If you want to look into the future of commuting, you need only go to the graduate transportation program at the Art Center College of Design in Pasadena, Calif.
The program's creator, Geoff Wardle, says he started it because he sees a coming tipping point "where all aspects of transportation, whether it's of people or goods, is going to go through some fundamental changes, and we've seen the early signs of that even with the convolutions the automobile industry has been through recently."
In the program's design studio, you can see almost every pie-in-the-sky idea about transportation — some as out there as flying cars to hovercraft. Most are more (ahem) down to earth.
Student Russell Singer is working on a project to crowdsource car design — so instead of going to a big car company you could build your own car that fits your needs.
"What we want to do is get it almost to this level of simplicity, like a Lego car, where you can just kind of plug things together, and you can experiment with the function and the form factor of the vehicle without needing to be an engineer or highly trained transportation designer," Singer says.
The idea is that open-source designing could potentially make it easier to come up with breakthroughs of things like fuel efficiency.

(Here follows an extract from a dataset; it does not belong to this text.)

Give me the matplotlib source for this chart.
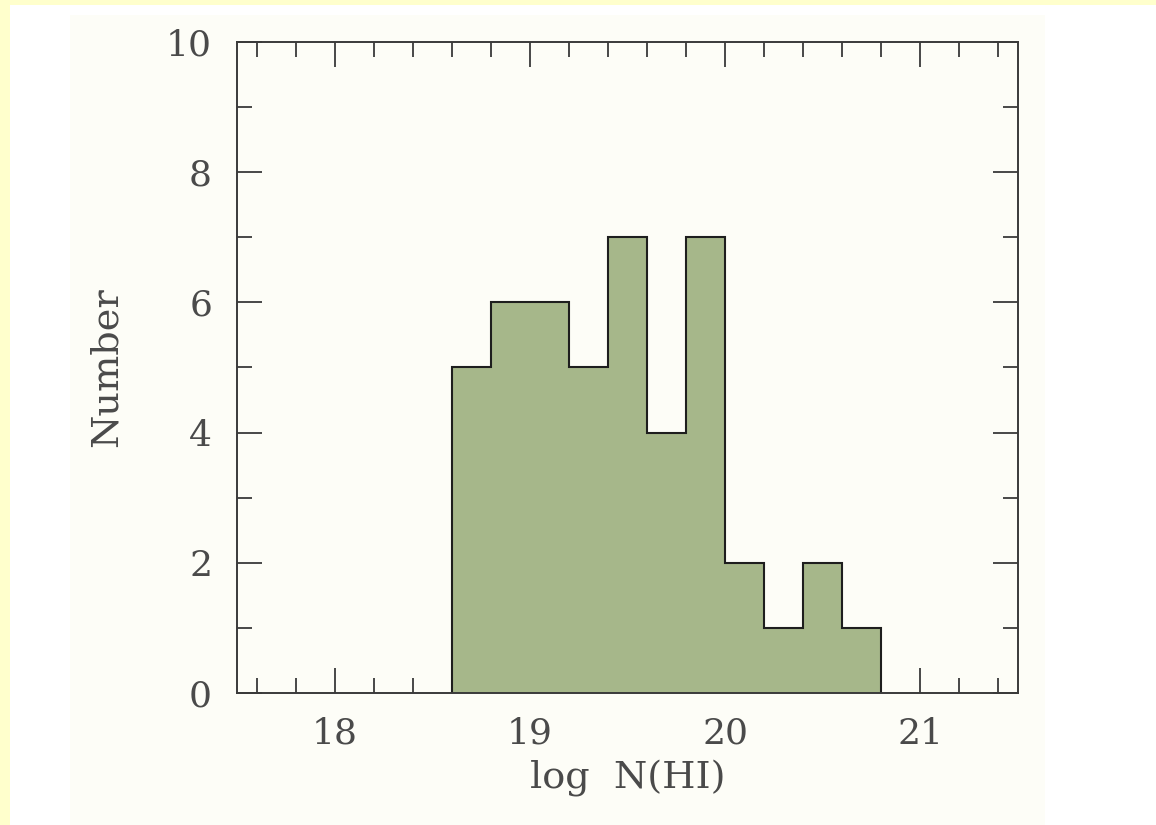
import matplotlib
matplotlib.use("Agg")
import matplotlib.pyplot as plt
from matplotlib.patches import Rectangle
from matplotlib.ticker import MultipleLocator

# HI column density histogram
bin_edges = [18.6, 18.8, 19.0, 19.2, 19.4, 19.6, 19.8, 20.0, 20.2, 20.4, 20.6, 20.8]
counts = [5, 6, 6, 5, 7, 4, 7, 2, 1, 2, 1]

xlabel = "log  N(HI)"
ylabel = "Number"

PANEL = "#fdfdf7"
YELLOW = "#ffffcc"
FILL = "#a6b78a"
INK = "#3a3a3a"
TEXT = "#4a4a4a"
W, H = 1156, 825

plt.rcParams['font.family'] = ['DejaVu Serif']

fig = plt.figure(figsize=(W / 100, H / 100), dpi=100, facecolor="white")

# page background: yellow margins and the off-white slide panel
fig.patches.append(Rectangle((0, 0), 10 / W, 1, transform=fig.transFigure,
                             facecolor=YELLOW, edgecolor="none", zorder=-3))
fig.patches.append(Rectangle((0, 1 - 5 / H), 1, 5 / H, transform=fig.transFigure,
                             facecolor=YELLOW, edgecolor="none", zorder=-3))
fig.patches.append(Rectangle((70 / W, 0), 975 / W, 1 - 15 / H, transform=fig.transFigure,
                             facecolor=PANEL, edgecolor="none", zorder=-2))

ax = fig.add_axes([237 / W, 132 / H, 781 / W, 651 / H])
ax.set_facecolor(PANEL)

ax.stairs(counts, bin_edges, fill=True, color=FILL, zorder=2)
ax.stairs(counts, bin_edges, color="#1e1e1e", linewidth=1.5, zorder=3)

ax.set_xlim(17.5, 21.5)
ax.set_ylim(0, 10)
ax.xaxis.set_major_locator(MultipleLocator(1))
ax.xaxis.set_minor_locator(MultipleLocator(0.2))
ax.yaxis.set_major_locator(MultipleLocator(2))
ax.yaxis.set_minor_locator(MultipleLocator(1))

ax.tick_params(which="both", direction="in", top=True, right=True,
               color=INK, width=1.3, labelsize=26, labelcolor=TEXT)
ax.tick_params(which="major", length=18)
ax.tick_params(which="minor", length=11)
ax.tick_params(axis="x", which="major", pad=17)
ax.tick_params(axis="y", which="major", pad=18)

for s in ax.spines.values():
    s.set_color(INK)
    s.set_linewidth(1.4)
    s.set_zorder(4)

ax.set_xlabel(xlabel, fontsize=27.5, color=TEXT, labelpad=7)
ax.set_ylabel(ylabel, fontsize=27.5, color=TEXT, labelpad=30)

fig.savefig("out.png", dpi=100, facecolor=fig.get_facecolor())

Student David Poblano says one of the most important things he's hoping to see in the future is the connection between social networking and travel.
"The transportations systems and networks that we look at, they have a certain amount of demand and they kind of track how many people get on to the trains at certain times, but they don't necessarily know all the information about how you get from your home to the bus to the subway station to a taxi," he says.
Right now, Poblano says, we're all connected but our transit systems aren't. Think about it: If Facebook knows that you like golf, it'll show you ads for Big Bertha drivers. But if your transportation system knew what percentage of people were going to work on any given day and what direction they were going in, it could change the number signals to divert traffic through less congested streets and add more train cars or buses.
One thing to keep in mind, Wardle says, is that our current transportation is totally unsustainable. For example, 75 percent of commuters drive alone to work. Studies show we're likely to see another peak in the number of vehicles on the road.
"So as well as making life much better for people who commute, making it a much more seamless part of their everyday lives, we have to figure out how to do that in a way that this planet can support, " Wardle says.
That's something car designers and transportation designers might not have thought of in the past. And student David Day Lee says the biggest problem in transportation isn't really design or infrastructure; it's the way we think.
Consider how much the phone has changed, for instance. "This has become the device through which people do business, the device through which people can capture precious moments," Lee says. "And so, in the same way, mobility could be reimagined as a platform around which we can bring about changes."
For these changes to happen, all the students assume that to some degree or another our cars will be driving themselves. And every step toward driverless cars opens up a new realm of possibility for what your commute could be like. It changes everything.
Student Calvin Ku says he sometimes holds out little hope that commutes can improve. But, he says, solving transportation problems is akin to fighting a disease. "We can't stand in the corner and just crawl into a ball and hope it goes away," he says. "And you can see the range of ways of tackling transportation problems in [the graduate design studio], with these people here. If we can collectively work together, I think we can solve these problems."
That's the message from these students of transportation: Your commute will definitely get better. It has to.